Europe has been trying to build a tech ecosystem that can compete with the United States and China. Data centres are the physical infrastructure of that competition: every AI model, every cloud service, and every enterprise deployment runs on hardware in a data centre connected to a power grid. Europe’s total data centre investment is projected to reach €176 billion between 2026 and 2031, but the European Commission’s own analysis warns that future capacity growth will be constrained primarily by grid readiness rather than access to capital. Denmark is the first demonstration of that constraint in practice.

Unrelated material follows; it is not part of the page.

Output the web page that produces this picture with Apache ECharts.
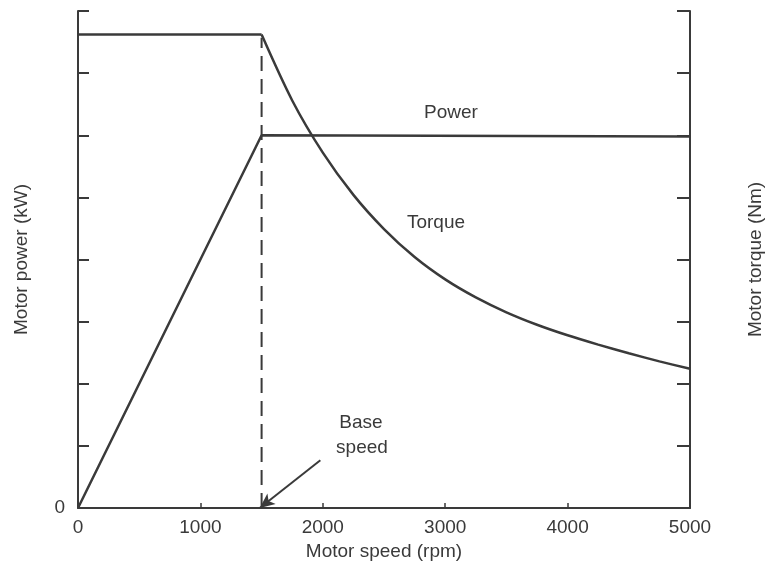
<!DOCTYPE html>
<html>
<head>
<meta charset="utf-8">
<script src="https://cdn.jsdelivr.net/npm/echarts@6/dist/echarts.min.js"></script>
<style>
  html, body { margin: 0; padding: 0; background: #fff; }
  #chart { width: 768px; height: 566px; }
</style>
</head>
<body>
<div id="chart"></div>
<script>
// motor speed (rpm) / power (axis units)
var powerSpeed = [0, 1500, 5000];
var powerValue = [0, 6, 5.98];
// constant torque part, then the falling part
var torqueFlatSpeed = [0, 1500];
var torqueFlatValue = [7.62, 7.62];
var torqueSpeed = [1500, 1750, 2000, 2250, 2500, 2750, 3000, 3250, 3500, 3750, 4000, 4250, 4500, 4750, 5000];
var torqueValue = [7.62, 6.56, 5.72, 5.04, 4.49, 4.04, 3.68, 3.39, 3.15, 2.95, 2.78, 2.63, 2.49, 2.36, 2.24];
var baseSpeed = 1500;
var xTicks = [0, 1000, 2000, 3000, 4000, 5000];

var myChart = echarts.init(document.getElementById('chart'));
var ink = '#3a3a3a';
var font = 'Liberation Sans, Arial, sans-serif';
var fs = 19;

function pairs(xs, ys) {
    return xs.map(function (x, i) { return [x, ys[i]]; });
}

var option = {
    animation: false,
    backgroundColor: '#fff',
    grid: { left: 78, right: 78, top: 11, bottom: 58, outerBoundsMode: 'none', containLabel: false },
    xAxis: {
        type: 'value',
        min: 0, max: 5000, interval: 1000,
        name: 'Motor speed (rpm)',
        nameLocation: 'middle',
        nameGap: 34,
        nameTextStyle: { color: ink, fontSize: fs, fontFamily: font },
        axisLine: { lineStyle: { color: ink, width: 2 } },
        axisTick: { inside: true, length: 5, lineStyle: { color: ink, width: 1.5 } },
        axisLabel: {
            color: ink, fontSize: fs, fontFamily: font, margin: 10,
            formatter: function (v) { return xTicks.indexOf(v) >= 0 ? String(v) : ''; }
        },
        splitLine: { show: false }
    },
    yAxis: [{
        type: 'value',
        min: 0, max: 8, interval: 1,
        name: 'Motor power (kW)',
        nameLocation: 'middle',
        nameGap: 47,
        nameTextStyle: { color: ink, fontSize: fs, fontFamily: font },
        axisLine: { show: true, lineStyle: { color: ink, width: 2 } },
        axisTick: { show: true, inside: true, length: 11, lineStyle: { color: ink, width: 2 } },
        axisLabel: {
            color: ink, fontSize: fs, fontFamily: font, margin: 13,
            formatter: function (v) { return v === 0 ? '0' : ''; }
        },
        splitLine: { show: false }
    }, {
        type: 'value',
        min: 0, max: 8, interval: 1,
        position: 'right',
        name: 'Motor torque (Nm)',
        nameLocation: 'middle',
        nameGap: 56,
        nameTextStyle: { color: ink, fontSize: fs, fontFamily: font },
        axisLine: { show: true, lineStyle: { color: ink, width: 2 } },
        axisTick: { show: true, inside: true, length: 13, lineStyle: { color: ink, width: 2 } },
        axisLabel: { show: false },
        splitLine: { show: false }
    }],
    series: [{
        name: 'Power',
        type: 'line',
        yAxisIndex: 0,
        showSymbol: false,
        data: pairs(powerSpeed, powerValue),
        lineStyle: { color: ink, width: 2.5 },
        markLine: {
            silent: true,
            symbol: ['none', 'arrow'],
            symbolSize: [10, 15],
            label: { show: false },
            lineStyle: { color: ink, width: 2, type: 'solid' },
            data: [[{ coord: [1980, 0.77] }, { coord: [1485, 0] }]]
        }
    }, {
        name: 'Torque flat',
        type: 'line',
        yAxisIndex: 1,
        showSymbol: false,
        data: pairs(torqueFlatSpeed, torqueFlatValue),
        lineStyle: { color: ink, width: 2.5 }
    }, {
        name: 'Torque',
        type: 'line',
        yAxisIndex: 1,
        showSymbol: false,
        smooth: 0.3,
        data: pairs(torqueSpeed, torqueValue),
        lineStyle: { color: ink, width: 2.5 }
    }, {
        name: 'Base speed',
        type: 'line',
        yAxisIndex: 1,
        showSymbol: false,
        data: [[baseSpeed, 0], [baseSpeed, torqueFlatValue[1] - 0.05]],
        lineStyle: { color: ink, width: 2, type: [15, 8] }
    }],
    graphic: [
        { type: 'text', x: 451, y: 113, style: { text: 'Power', fill: ink, font: fs + 'px ' + font, align: 'center', verticalAlign: 'middle' } },
        { type: 'text', x: 436, y: 223, style: { text: 'Torque', fill: ink, font: fs + 'px ' + font, align: 'center', verticalAlign: 'middle' } },
        { type: 'text', x: 361, y: 423, style: { text: 'Base', fill: ink, font: fs + 'px ' + font, align: 'center', verticalAlign: 'middle' } },
        { type: 'text', x: 362, y: 448, style: { text: 'speed', fill: ink, font: fs + 'px ' + font, align: 'center', verticalAlign: 'middle' } }
    ]
};
myChart.setOption(option);
</script>
</body>
</html>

The question Denmark’s pause raises is not whether it was necessary. Given a 60-gigawatt connection queue against 7 gigawatts of peak demand, some form of prioritisation was inevitable. The real question is what comes after the pause. If Energinet develops a framework that allocates grid capacity based on economic value, energy efficiency, and contribution to the domestic economy, Denmark could emerge with a model that other European grid operators adopt. If the pause simply delays projects without resolving the underlying capacity mismatch, it will have achieved nothing except pushing investment toward competitors. Denmark built the grid the AI industry wanted. The AI industry showed up with an appetite the grid cannot satisfy. What happens next will determine whether Europe’s cleanest energy market can also be its most competitive data centre market, or whether those two ambitions are, at the scale AI demands, incompatible.